Talent choices also move risk up or down. Senior hires can look like risk reduction. In practice, they often import playbooks that do not fit your stage. Before you hire, write the outcomes you need and the constraints you cannot break. Then run a trial project with clear deliverables and access limits. You will learn how the candidate behaves inside your constraints, not just what they say in a room. A correct hire removes the founder as a bottleneck. An incorrect one adds process without throughput. The first lowers risk. The second adds nice slides and hidden fragility.

Communication rhythm matters. Risk grows in silence. Establish a weekly operating review with the same agenda and the same numbers, presented the same way, by the same owners. Keep the meeting short and focused. If a metric goes red, assign a single owner and a single next action due by the next review. Do not let the meeting become a status parade. Use it as a control loop. Over a month or two you will feel the system tighten. People will know what matters and when it is due. Surprises will shrink. That is risk leaving the building.

There is a mindset shift that helps. Treat choices as bets with a price, a time horizon, and a maximum loss. Write these down. A marketing channel is a bet. A new feature is a bet. A hire is a bet. If you cannot state the maximum loss or the review date, you are not betting. You are drifting. Drift compounds risk. Clear bets reduce it because they end on purpose or scale on purpose. Both outcomes protect the company.

Finally, remember what scale really means. Scale is not more of everything. Scale is less of what does not create repeat value. Reduce product surfaces that do not earn their keep. Reduce meetings that do not change outcomes. Reduce metrics that you do not act on. The company that cuts noise reduces risk because attention returns to the levers that move survival. When attention is scarce, fragility hides in the edges. When attention is focused, fragility has fewer places to grow.

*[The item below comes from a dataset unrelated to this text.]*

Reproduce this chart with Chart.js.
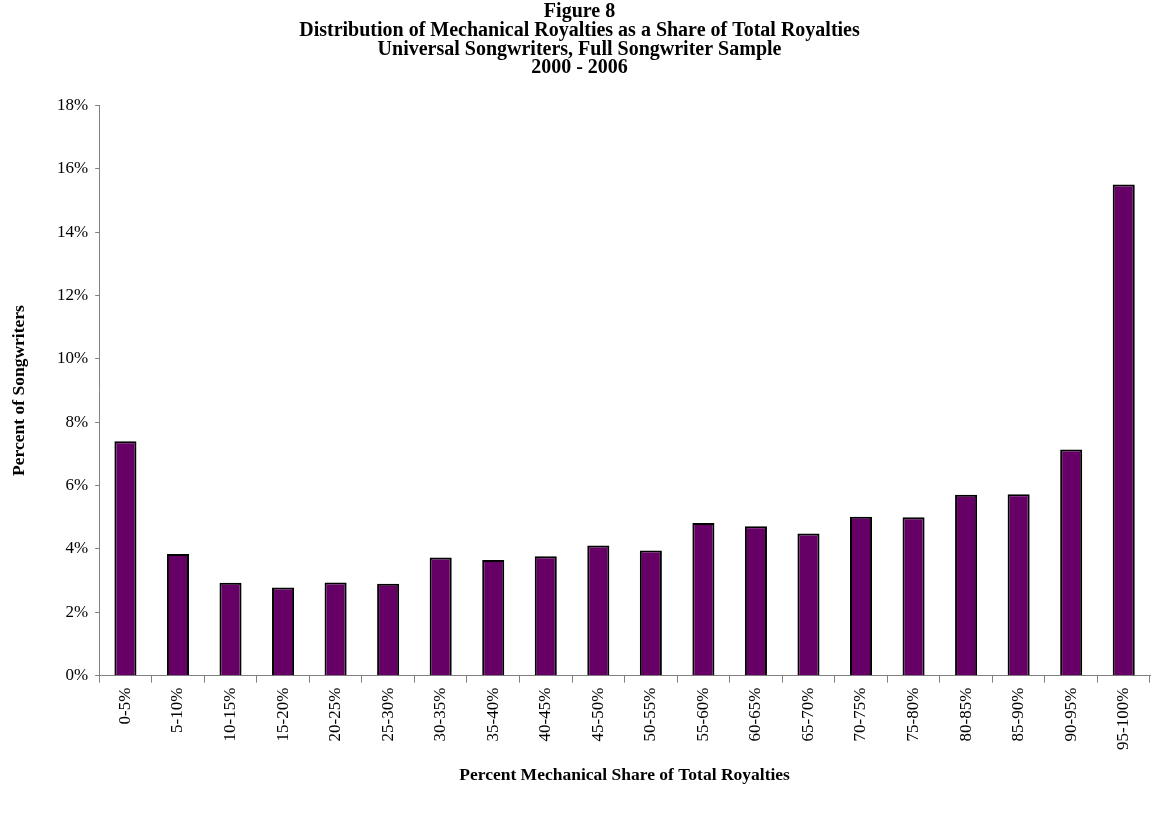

The question that began this piece deserves a direct answer. How can an entrepreneur reduce risk. You reduce it by making truth arrive faster than optimism. You reduce it by writing rules that act before you do. You reduce it by pricing failure in advance and by forcing decisions to close on time. You reduce it by keeping demand, delivery, finance, and team under a single weekly rhythm that does not depend on your mood. You will still take hits. You will still be wrong. The difference is that you will be wrong at smaller sizes and for shorter times. That is how companies survive long enough to deserve the growth they chase.